A tricky aspect is that some properities of the tool chain are probed by Autoconf ("is cc gcc?", "does ar need ranlib?"). These probes technically should be performed for each tool-chain.

Both ./configure, cabal configure, and hsc2hs desire to run things built for T. If the XT contains an emulator, than this is possible. Two approaches need to be supported here:

  1. Autoconf can now descern many values without running code and configure.ac / aclocal.m4 scripts can be changed to avoid running in many cases. (For example in libraries/base I rewrote things to use AC_COMPUTE_INT rather than AC_RUN_IFELSE to find the sizes of htypes.)
  2. Plumb the need to call the emulator to run in the right places. An alternative is to use an alternate linker command that inserts the emulator into those build executables (but this is tricky as you don't want to use that link when building for the real target...)

Make Files

The overall build sequencing needs to recognize the cross compilation configuration, and adjust build targets and final packaging to match.

There are few other places where the make system needs to get fixed up to use the correct tool-chain at the right time.

There are a set of CPP symbols that are defined when compiling both Haskell and C code:

  • xxx_BUILD_ARCH, xxx_BUILD_OS: the build platform
  • xxx_HOST_ARCH, xxx_HOST_OS: the host platform
  • xxx_TARGET_ARCH, xxx_TARGET_OS: the target platform

There are also similar Make variables. These need to be normalized into something more rational: At present there the usage is somewhat sloppy, since in most builds all three are the same.

Status

March 2011: Mark Lentczner

I actually have much of the above working. At this point I can build and link and run a stage1 cross-compiler. I have plumbed two tool-chains through the top level ./configure and make, and have gotten through configuring several libraries with the in-place cabal. I have patches almost ready to go for items above marked pending, and will submit them soon, if this whole approach agrees with everyone.

In general, the problems have all been in plumbing the concepts of XT vs. HT around the build system. While I've been able to fudge it for most of the components though there are places where my work around is forced.

Jan 2012: Gabor Greif

Looks like Mark has submitted patches and they have been integrated by Ian into the main repository. This means GHC v7.4.1 *should* be ready for the procedures outlined above.

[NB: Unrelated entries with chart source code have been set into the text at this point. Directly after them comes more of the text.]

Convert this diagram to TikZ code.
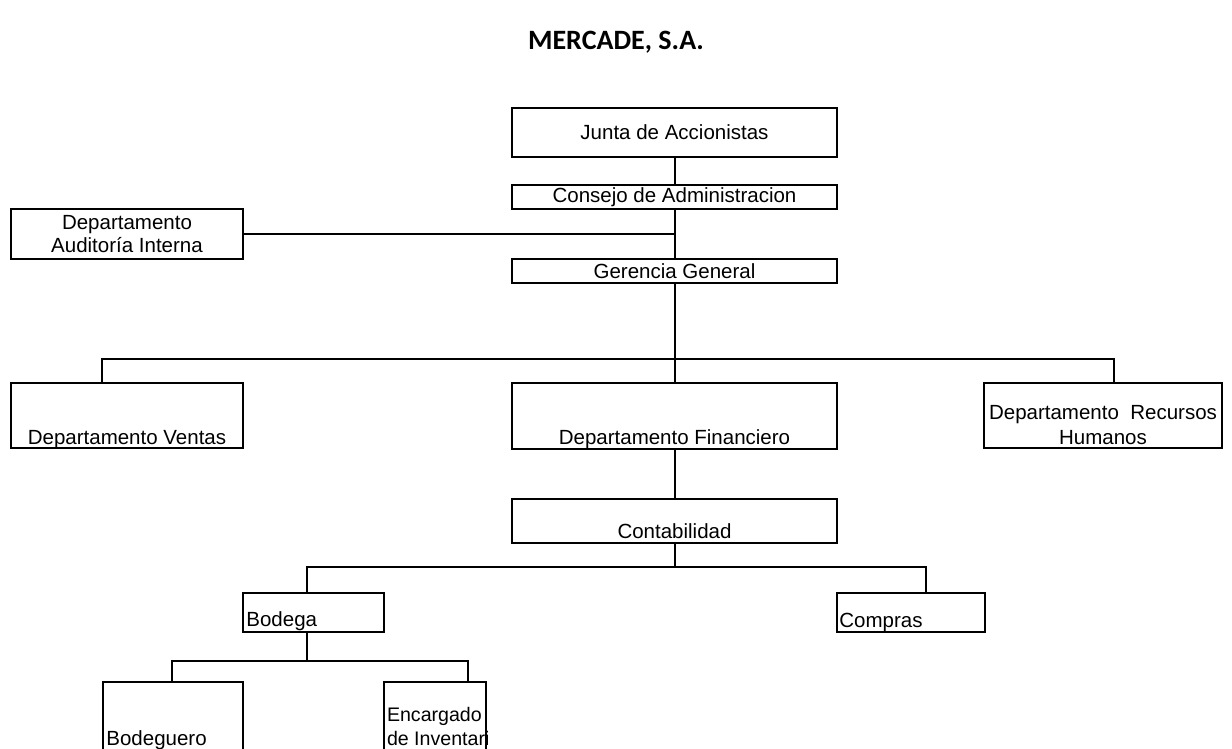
\documentclass[tikz,border=0pt]{standalone}
\usepackage{fontspec}
\setmainfont{Liberation Sans}
\newfontfamily\titlefont{Carlito}

\tikzset{
  caja/.style={draw, line width=1pt, inner sep=0pt, align=center, font=\fontsize{10.25}{11.5}\selectfont},
  rotulo/.style={inner sep=0pt, font=\fontsize{10.25}{12.5}\selectfont},
  linea/.style={line width=1pt}
}

\begin{document}
\begin{tikzpicture}[x=0.5pt, y=-0.5pt]
	\useasboundingbox (0,0) rectangle (1232,749);
	\node[font=\titlefont\bfseries\fontsize{14}{16}\selectfont] (titulo) at (616,42) {MERCADE, S.A.};

	% direccion
	\node[caja, minimum width=162.5pt, minimum height=24.5pt] (junta) at (674.5,132.5) {Junta de Accionistas};
	\node[caja, minimum width=162.5pt, minimum height=12pt] (consejo) at (674.5,197) {Consejo de Administracion};
	\node[caja, minimum width=116pt, minimum height=25pt] (auditoria) at (127,234) {Departamento\\Auditoría Interna};
	\node[caja, minimum width=162.5pt, minimum height=12pt] (gerencia) at (674.5,271) {Gerencia General};

	% departamentos
	\node[caja, minimum width=116pt, minimum height=32.5pt, label={[rotulo, anchor=base, yshift=2.5pt]south:Departamento Ventas}] (ventas) at (127,415.5) {};
	\node[caja, minimum width=162.5pt, minimum height=33pt, label={[rotulo, anchor=base, yshift=3pt]south:Departamento Financiero}] (financiero) at (674.5,416) {};
	\node[caja, minimum width=119pt, minimum height=32.5pt, label={[rotulo, align=center, anchor=south, yshift=2pt]south:Departamento\ \ Recursos\\Humanos}] (rrhh) at (1103,415.5) {};
	\node[caja, minimum width=162.5pt, minimum height=22pt, label={[rotulo, anchor=base, yshift=3pt]south:Contabilidad}] (contabilidad) at (674.5,521) {};

	% secciones
	\node[caja, minimum width=70.5pt, minimum height=19.5pt, label={[rotulo, anchor=base west, xshift=2pt, yshift=3.5pt]south west:Bodega}] (bodega) at (313.5,612.5) {};
	\node[caja, minimum width=74pt, minimum height=19.5pt, label={[rotulo, anchor=base west, xshift=1.5pt, yshift=3pt]south west:Compras}] (compras) at (911,612.5) {};
	\node[caja, minimum width=70pt, minimum height=39pt, label={[rotulo, anchor=base west, xshift=2pt, yshift=8pt]south west:Bodeguero}] (bodeguero) at (173,721) {};
	\begin{scope}
		\clip (380,670) rectangle (487,760);
		\node[caja, minimum width=51pt, minimum height=39pt, label={[rotulo, font=\fontsize{9.8}{12}\selectfont, align=left, anchor=south west, xshift=1.8pt, yshift=7.5pt]south west:Encargado\\de Inventario}] (encargado) at (435,721) {};
	\end{scope}

	\coordinate (busL) at (102,359);
	\coordinate (busR) at (1114,359);
	\coordinate (contL) at (307,567);
	\coordinate (contR) at (926,567);
	\coordinate (bodL) at (172,661);
	\coordinate (bodR) at (468,661);

	\draw[linea] (junta.south) -- (consejo.north);
	\draw[linea] (consejo.south) -- (gerencia.north);
	\draw[linea] (auditoria.east) -- (auditoria.east -| consejo.south);
	\draw[linea] (gerencia.south) -- (financiero.north);
	\draw[linea] (ventas.north -| busL) -- (busL) -- (busR) -- (rrhh.north -| busR);
	\draw[linea] (financiero.south) -- (contabilidad.north);
	\draw[linea] (contabilidad.south) -- (contabilidad.south |- contL);
	\draw[linea] (bodega.north -| contL) -- (contL) -- (contR) -- (compras.north -| contR);
	\draw[linea] (bodega.south -| contL) -- (contL |- bodL);
	\draw[linea] (bodeguero.north -| bodL) -- (bodL) -- (bodR) -- (encargado.north -| bodR);
\end{tikzpicture}
\end{document}
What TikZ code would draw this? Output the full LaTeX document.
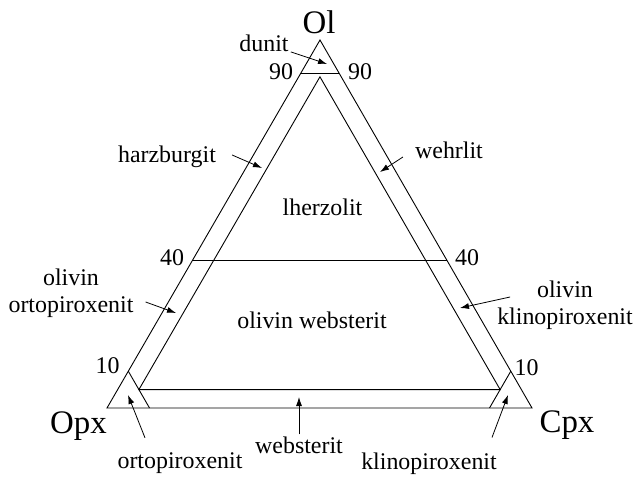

I am about to test whether the theory matches practice and report back here.

Jan 2012: Stephen Blackheath

I've submitted patches that make cross compiling work. I will also write some build instructions in the Building Guide.

Jan 2013: Stephen Paul Weber

Cross-compiling is almost working in HEAD for 7.7. Check the mailing list for patches that make it work (at least for some platforms).

Jan 2013: Simon Marlow

I've done some cleanup of the build system, fixed some problems, and created the user instructions Building/CrossCompiling.

Cross-compiling is working smoothly in at least one setup (Linux/x86_64 to Linux/armv6 unregisterised (Raspberry Pi))


Questions

Jan 2012: Gabor Greif

  • The build stages page says that Template Haskell is disabled in stage1 compilers. This would mean that a cross-compiler is devoid of an important feature. Any tweak possible to fix this?
  • It is unclear from the above how we specify a target C compiler. --with-gcc does not seem to cut it.

Stephen Blackheath: I intend to get TH working on cross compilers, so I'm working on this.